Sunday, April 16, 2006

Misleading editorial - again.

Bloomberg article in question

The bit about Iran getting a bomb in 16 days is pretty much a gross exaggeration.

But with this administration, I suppose that goes without saying.

Iran is thought to have about 164 centrifuges in use right now. That same State Department official, down near the bottom of the Bloomberg story, notes “it would take a little over 13 years [emphasis added] to produce enough highly enriched uranium for a nuclear weapon” with so few centrifuges.

And the U.S. intelligence community’s best and most recent estimate is that, why yes, Iran might be able to build a nuclear weapon — in five to 10 years.

But as with Iraq, why should facts get in the way of scare-mongering?

Source


The SAME article:

Iran has informed the Vienna-based International Atomic Energy Agency that it plans to construct 3,000 centrifuges at Natanz next year, Rademaker said.

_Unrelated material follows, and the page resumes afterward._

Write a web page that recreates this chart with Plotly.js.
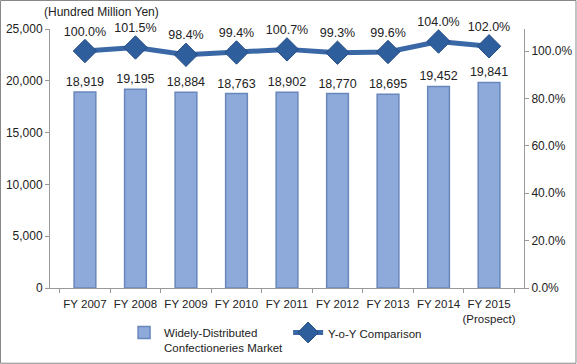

"We calculate that a 3,000-machine cascade could produce enough uranium to build a nuclear weapon within 271 days[emphasis added]," he said.


In fact, Iran will move forward to ``industrial scale'' uranium enrichment involving 54,000 centrifuges at Natanz, the Associated Press quoted deputy nuclear chief Mohammad Saeedi as telling state-run television today.


One wonders how these paragraphs did not garner mention in respect to this article?